Hi, I'm not sure I follow the example provided. For example, what are those locMap, and others list provided?

The predefinedLocations are completly optional and try to fix cases that were not properly solved by the voting process at the time of creation of the code. The key is to ask to different services and find out whether they agree. You might want to have a more blackbox view on the code although i provided all the details.

Location Lookup Overview

The LocationLookup class is designed to handle the complexities of geographical location determination. It leverages predefined mappings and external services to ensure accurate and reliable location data.

Class Diagram

Location Lookup Class Diagram
Plantuml source code

Diagram Description

  • LocationLookup: Main class that provides methods to initialize location settings, perform location lookups using predefined data, and integrate results from different geolocation services.
  • LocationContext: Provides context-specific configuration and caching mechanisms.
  • NominatimWrapper: Interfaces with the Nominatim API to fetch geographical data based on location text.

Core Functionalities

  • initPredefinedLocations(): Sets up predefined location data to handle known edge cases.
  • lookup(): Main method to perform location lookups. It cross-references multiple data sources to confirm location accuracy.
  • lookupNominatim() and lookupGeograpy(): These methods are used to fetch location data from specific APIs and compare their results for consistency and accuracy.

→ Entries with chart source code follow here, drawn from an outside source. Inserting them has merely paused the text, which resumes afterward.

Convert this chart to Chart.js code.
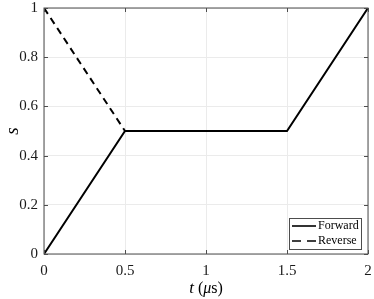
<!DOCTYPE html>
<html>
<head>
<meta charset="utf-8">
<script src="https://cdn.jsdelivr.net/npm/chart.js@4"></script>
<style>
  html, body { margin: 0; padding: 0; background: #fff; }
  #wrap { width: 374px; height: 299px; }
</style>
</head>
<body>
<div id="wrap"><canvas id="chart" width="374" height="299"></canvas></div>
<script>
// data
const forwardT = [0, 0.5, 1.5, 2];
const forwardS = [0, 0.5, 0.5, 1];
const reverseT = [0, 0.5];
const reverseS = [1, 0.5];
const xTicks = [0, 0.5, 1, 1.5, 2];
const yTicks = [0, 0.2, 0.4, 0.6, 0.8, 1];
const seriesLabels = ['Forward', 'Reverse'];

const serif = "'Liberation Serif', 'DejaVu Serif', serif";

function toPoints(xs, ys) {
    return xs.map((x, i) => ({ x: x, y: ys[i] }));
}

// box, inward ticks, axis titles and the legend inside the plot
const matlabDecor = {
    id: 'matlabDecor',
    afterDatasetsDraw(chart) {
        const ctx = chart.ctx;
        const a = chart.chartArea;
        const xs = chart.scales.x, ys = chart.scales.y;
        ctx.save();
        ctx.strokeStyle = '#4d4d4d';
        ctx.lineWidth = 1;
        ctx.strokeRect(a.left, a.top, a.right - a.left, a.bottom - a.top);
        ctx.beginPath();
        xTicks.forEach(v => {
            const px = Math.round(xs.getPixelForValue(v)) + 0.5;
            ctx.moveTo(px, a.bottom); ctx.lineTo(px, a.bottom - 4);
            ctx.moveTo(px, a.top); ctx.lineTo(px, a.top + 4);
        });
        yTicks.forEach(v => {
            const py = Math.round(ys.getPixelForValue(v)) + 0.5;
            ctx.moveTo(a.left, py); ctx.lineTo(a.left + 4, py);
            ctx.moveTo(a.right, py); ctx.lineTo(a.right - 4, py);
        });
        ctx.stroke();

        // axis titles
        ctx.fillStyle = '#000';
        ctx.textBaseline = 'middle';
        ctx.save();
        ctx.translate(13, (a.top + a.bottom) / 2);
        ctx.rotate(-Math.PI / 2);
        ctx.font = 'italic 19px ' + serif;
        ctx.textAlign = 'center';
        ctx.fillText('s', 0, 0);
        ctx.restore();

        const ty = 289;
        const cx = (a.left + a.right) / 2;
        ctx.font = 'italic 17px ' + serif;
        const tw = ctx.measureText('t').width;
        ctx.font = '16px ' + serif;
        const pw = ctx.measureText(' (').width;
        const sw = ctx.measureText('s)').width;
        ctx.font = 'italic 16px ' + serif;
        const mw = ctx.measureText('\u03BC').width;
        const x0 = cx - (tw + pw + mw + sw) / 2;
        ctx.textAlign = 'left';
        ctx.font = 'italic 17px ' + serif;
        ctx.fillText('t', x0, ty);
        ctx.font = '16px ' + serif;
        ctx.fillText(' (', x0 + tw, ty);
        ctx.font = 'italic 16px ' + serif;
        ctx.fillText('\u03BC', x0 + tw + pw, ty);
        ctx.font = '16px ' + serif;
        ctx.fillText('s)', x0 + tw + pw + mw, ty);

        // legend box
        const lx = 289, ly = 218, lw = 72, lh = 31;
        ctx.fillStyle = '#fff';
        ctx.fillRect(lx, ly, lw, lh);
        ctx.strokeStyle = '#4d4d4d';
        ctx.lineWidth = 1;
        ctx.strokeRect(lx + 0.5, ly + 0.5, lw, lh);
        ctx.font = '12px ' + serif;
        chart.data.datasets.forEach((ds, i) => {
            const yy = ly + 8 + i * 15;
            ctx.strokeStyle = '#000';
            ctx.lineWidth = 1.6;
            ctx.setLineDash(ds.borderDash ? [9, 6] : []);
            ctx.beginPath();
            ctx.moveTo(lx + 3, yy); ctx.lineTo(lx + 27, yy);
            ctx.stroke();
            ctx.setLineDash([]);
            ctx.fillStyle = '#000';
            ctx.fillText(seriesLabels[i], lx + 29, yy);
        });
        ctx.restore();
    }
};

new Chart(document.getElementById('chart').getContext('2d'), {
    type: 'line',
    data: {
        datasets: [{
            label: seriesLabels[0],
            data: toPoints(forwardT, forwardS),
            borderColor: '#000',
            borderWidth: 2,
            pointRadius: 0,
            fill: false,
            order: 0
        }, {
            label: seriesLabels[1],
            data: toPoints(reverseT, reverseS),
            borderColor: '#000',
            borderWidth: 2,
            borderDash: [7, 5],
            pointRadius: 0,
            fill: false,
            order: 1
        }]
    },
    plugins: [matlabDecor],
    options: {
        responsive: false,
        animation: false,
        layout: { padding: { top: 8, right: 6, left: 0, bottom: 0 } },
        plugins: { legend: { display: false }, tooltip: { enabled: false } },
        scales: {
            x: {
                type: 'linear',
                min: 0, max: 2,
                afterBuildTicks: s => { s.ticks = xTicks.map(v => ({ value: v })); },
                afterFit: s => { s.height = 45; s.paddingLeft = 0; s.paddingRight = 0; },
                grid: { color: '#ebebeb', drawTicks: false },
                border: { display: false },
                ticks: {
                    color: '#1a1a1a',
                    padding: 8,
                    font: { family: serif, size: 15 },
                    callback: v => String(v)
                }
            },
            y: {
                type: 'linear',
                min: 0, max: 1,
                afterBuildTicks: s => { s.ticks = yTicks.map(v => ({ value: v })); },
                afterFit: s => { s.width = 44; s.paddingTop = 0; s.paddingBottom = 0; },
                grid: { color: '#ebebeb', drawTicks: false },
                border: { display: false },
                ticks: {
                    color: '#1a1a1a',
                    padding: 6,
                    font: { family: serif, size: 15 },
                    callback: v => String(v)
                }
            }
        }
    }
});
</script>
</body>
</html>
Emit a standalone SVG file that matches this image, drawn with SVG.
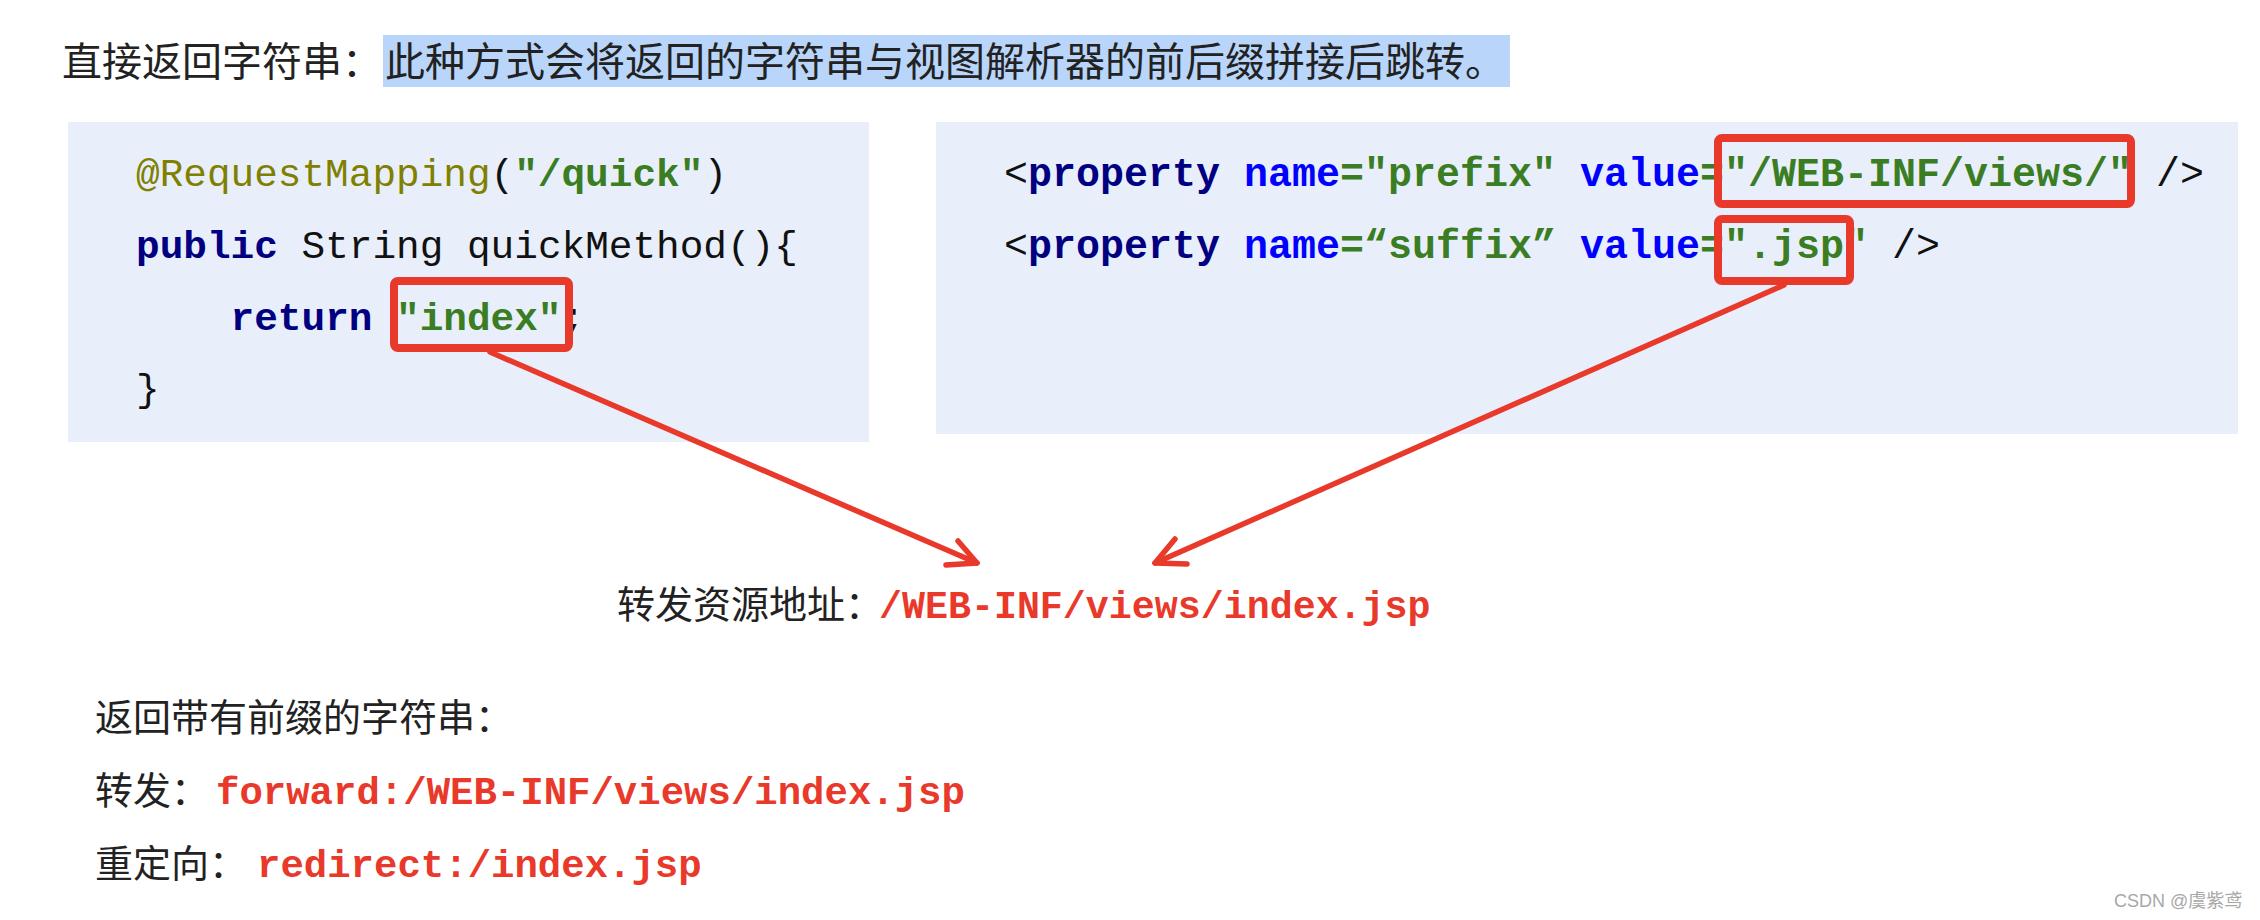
<svg xmlns="http://www.w3.org/2000/svg" width="2260" height="920" viewBox="0 0 2260 920">
<style>
.cn{font-family:"Noto Sans CJK SC","Noto Sans",sans-serif;fill:#222;}
.code{font-family:"Liberation Mono","Courier New",monospace;}
.b{font-weight:bold;}
.ann{fill:#808000;}
.kw{fill:#000080;font-weight:bold;}
.at{fill:#0000ff;font-weight:bold;}
.str{fill:#3b7d23;font-weight:bold;}
.pl{fill:#111;}
.red{fill:#e8392b;font-weight:bold;}
.box{fill:#e8effb;}
.hl{fill:none;stroke:#e8392b;stroke-width:8;}
.con{fill:none;stroke:#e8392b;stroke-width:5.5;stroke-linecap:round;stroke-linejoin:round;}
</style>
<rect width="2260" height="920" fill="#ffffff"/>
<g id="title">
<rect x="383" y="35" width="1127" height="52" fill="#b9d5fa"/>
<text class="cn" x="62" y="76" font-size="40">直接返回字符串：</text>
<text class="cn" x="385" y="76" font-size="40">此种方式会将返回的字符串与视图解析器的前后缀拼接后跳转。</text>
</g>
<g id="controller-code">
<rect class="box" x="68" y="122" width="801" height="320"/>
<g class="code" font-size="39.4">
<text x="136" y="186" class="ann">@RequestMapping</text>
<text x="490.6" y="186" class="pl">(</text>
<text x="514.2" y="186" class="str">"/quick"</text>
<text x="703.4" y="186" class="pl">)</text>
<text x="136" y="258" class="kw">public</text>
<text x="301.5" y="258" class="pl">String quickMethod(){</text>
<text x="230.6" y="330" class="kw">return</text>
<text x="396" y="330" class="str">"index"</text>
<text x="561.5" y="330" class="pl">;</text>
<text x="136" y="401" class="pl">}</text>
</g>
<rect class="hl" x="394" y="281" width="175" height="67" rx="4"/>
</g>
<g id="resolver-config">
<rect class="box" x="936" y="122" width="1302" height="312"/>
<g class="code" font-size="40">
<text x="1004" y="186" class="pl">&lt;</text>
<text x="1028" y="186" class="kw">property</text>
<text x="1244" y="186" class="at">name</text>
<text x="1340" y="186" class="str">="prefix"</text>
<text x="1580" y="186" class="at">value</text>
<text x="1700" y="186" class="str">="/WEB-INF/views/"</text>
<text x="2156" y="186" class="pl">/&gt;</text>
<text x="1004" y="258" class="pl">&lt;</text>
<text x="1028" y="258" class="kw">property</text>
<text x="1244" y="258" class="at">name</text>
<text x="1340" y="258" class="str">=“suffix”</text>
<text x="1580" y="258" class="at">value</text>
<text x="1700" y="258" class="str">=".jsp"</text>
<text x="1892" y="258" class="pl">/&gt;</text>
</g>
<rect class="hl" x="1718" y="138" width="413" height="66" rx="4"/>
<rect class="hl" x="1718" y="219" width="132" height="62" rx="4"/>
</g>
<g id="connectors">
<line class="con" x1="490" y1="352" x2="977" y2="563"/>
<polyline class="con" points="958,541 977,563 946,565"/>
<line class="con" x1="1784" y1="285" x2="1155" y2="563"/>
<polyline class="con" points="1175,539 1155,563 1187,564"/>
</g>
<g id="result">
<text class="cn" x="617" y="618" font-size="38">转发资源地址：</text>
<text class="code red" x="879" y="618" font-size="38.3">/WEB-INF/views/index.jsp</text>
</g>
<g id="prefix-notes">
<text class="cn" x="95" y="731" font-size="38">返回带有前缀的字符串：</text>
<text class="cn" x="95" y="804" font-size="38">转发：</text>
<text class="code red" x="216" y="804" font-size="39">forward:/WEB-INF/views/index.jsp</text>
<text class="cn" x="95" y="877" font-size="38">重定向：</text>
<text class="code red" x="257" y="877" font-size="39">redirect:/index.jsp</text>
</g>
<text x="2114" y="907" font-family="Liberation Sans, Arial, 'Noto Sans CJK SC', sans-serif" font-size="18" fill="#a8a8a8">CSDN @虞紫鸢</text>
</svg>
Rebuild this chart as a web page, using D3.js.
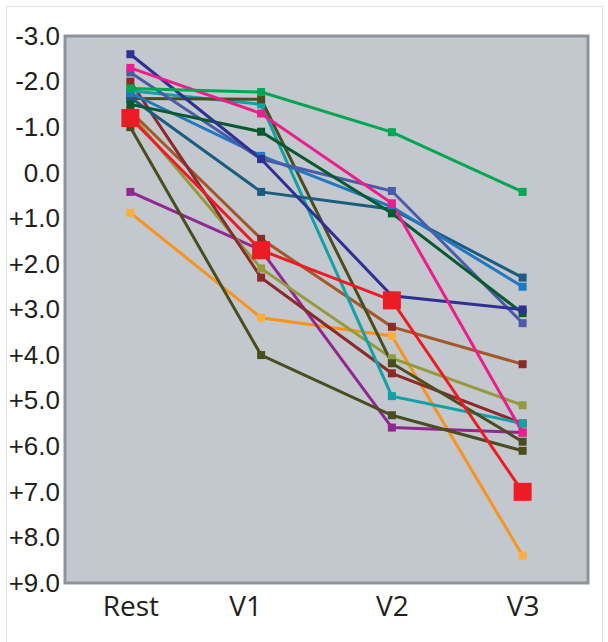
<html>
<script src="https://d3js.org/d3.v7.min.js"></script>
<style>
body { margin: 0; background: white; }
.ytick text { font-family: "Liberation Sans", Arial, sans-serif; font-size: 26px; fill: #231f20; }
.xtick text { font-family: "Open Sans", "DejaVu Sans", sans-serif; font-size: 28px; fill: #231f20; }
</style>
<body>
<svg id="chart" width="608" height="642"></svg>
<script>
var stages = ["Rest", "V1", "V2", "V3"];
var yTicks = [-3, -2, -1, 0, 1, 2, 3, 4, 5, 6, 7, 8, 9];

// one array per subject, values at Rest, V1, V2, V3
var navy       = [-2.6, -0.3, 2.7, 3.0];
var pink       = [-2.3, -1.3, 0.67, 5.7];
var maroon     = [-2.0, 2.3, 4.4, 5.5];
var green      = [-1.85, -1.77, -0.89, 0.42];
var teal       = [-1.8, -1.5, 4.9, 5.5];
var blue       = [-1.75, -0.37, 0.75, 2.5];
var darkOlive  = [-1.63, -1.61, 4.18, 5.9];
var darkGreen  = [-1.5, -0.9, 0.89, 3.08];
var steelBlue  = [-2.2, -0.3, 0.4, 3.3];
var deepBlue   = [-1.65, 0.42, 0.8, 2.3];
var brown      = [-1.35, 1.45, 3.38, 4.2];
var oliveGreen = [-1.3, 2.1, 4.07, 5.1];
var darkOlive2 = [-1.0, 4.0, 5.32, 6.1];
var purple     = [0.42, 1.7, 5.59, 5.7];
var orange     = [0.88, 3.18, 3.58, 8.4];
var mean       = [-1.2, 1.7, 2.8, 7.0];

var subjects = [orange, purple, darkOlive2, oliveGreen, brown, maroon, teal, darkOlive,
                deepBlue, blue, steelBlue, darkGreen, navy, pink, green];
var lineColors   = ["#f7941d", "#92278f", "#4a4d1e", "#949b3c", "#a3582c", "#8b2a2a", "#12a1a6", "#4a4d1e",
                    "#1b5c80", "#1f78c1", "#4a5ba8", "#0a5a30", "#2e3192", "#ec1e8c", "#00a651"];
var markerColors = ["#fbae3c", "#92278f", "#4a4d1e", "#949b3c", "#8b2a2a", "#8b2a2a", "#12a1a6", "#4a4d1e",
                    "#1b5c80", "#1f78c1", "#4a5ba8", "#0a5a30", "#2e3192", "#ec1e8c", "#00a651"];

var plotLeft = 65, plotRight = 588, plotTop = 36, plotBottom = 583;
var svg = d3.select("#chart");

var x = d3.scalePoint().domain(stages).range([plotLeft, plotRight]).padding(0.5);
var y = d3.scaleLinear().domain([-3, 9]).range([plotTop, plotBottom]);

// outer frame
svg.append("rect")
    .attr("x", 6.5).attr("y", 6.5).attr("width", 596).attr("height", 640)
    .attr("fill", "white").attr("stroke", "#e2e2e2");

// plot background
svg.append("rect")
    .attr("x", plotLeft).attr("y", plotTop)
    .attr("width", plotRight - plotLeft).attr("height", plotBottom - plotTop)
    .attr("fill", "#c3c7ce")
    .attr("stroke", "#8d939b").attr("stroke-width", 3);

svg.append("g")
    .attr("class", "ytick")
    .attr("transform", "translate(" + (plotLeft - 2) + ",0)")
    .call(d3.axisLeft(y).tickValues(yTicks).tickSize(0).tickPadding(3)
        .tickFormat(function(d) { return (d > 0 ? "+" : "") + d.toFixed(1); }))
    .call(function(g) { g.select(".domain").remove(); });

svg.append("g")
    .attr("class", "xtick")
    .attr("transform", "translate(0," + plotBottom + ")")
    .call(d3.axisBottom(x).tickSize(0).tickPadding(9))
    .call(function(g) { g.select(".domain").remove(); })
    .selectAll("text")
    .attr("dx", function(d) { return d == "V1" ? -16 : 0; })
    .attr("dy", "0.85em");

var line = d3.line()
    .x(function(d, i) { return x(stages[i]); })
    .y(function(d) { return y(d); });

subjects.forEach(function(s, k) {
    svg.append("path")
        .attr("d", line(s))
        .attr("fill", "none")
        .attr("stroke", lineColors[k])
        .attr("stroke-width", 3);
});

subjects.forEach(function(s, k) {
    svg.selectAll(null)
        .data(s)
        .enter()
        .append("rect")
        .attr("x", function(d, i) { return x(stages[i]) - 4; })
        .attr("y", function(d) { return y(d) - 4; })
        .attr("width", 8)
        .attr("height", 8)
        .attr("fill", markerColors[k]);
});

svg.append("path")
    .attr("d", line(mean))
    .attr("fill", "none")
    .attr("stroke", "#ed1c24")
    .attr("stroke-width", 3);

svg.selectAll(null)
    .data(mean)
    .enter()
    .append("rect")
    .attr("x", function(d, i) { return x(stages[i]) - 9; })
    .attr("y", function(d) { return y(d) - 9; })
    .attr("width", 18)
    .attr("height", 18)
    .attr("fill", "#ed1c24");
</script>
</body>
</html>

The diagram illustrates how LocationLookup interacts with LocationContext and NominatimWrapper to provide comprehensive location resolution services. It is designed to handle ambiguities and discrepancies in location data retrieval, ensuring high reliability.

Maybe not a black box view of the code, but this class is not in the documentation and the README shows an example using:

import geograpy
url = 'https://en.wikipedia.org/wiki/2012_Summer_Olympics_torch_relay'
places = geograpy.get_geoPlace_context(url=url)

as previously noted. This is quite different from having to create a class, call two distinct functions, and then compare their respective outputs. If there was a complete example, to extract locations from a website url or a string that would be very helpful.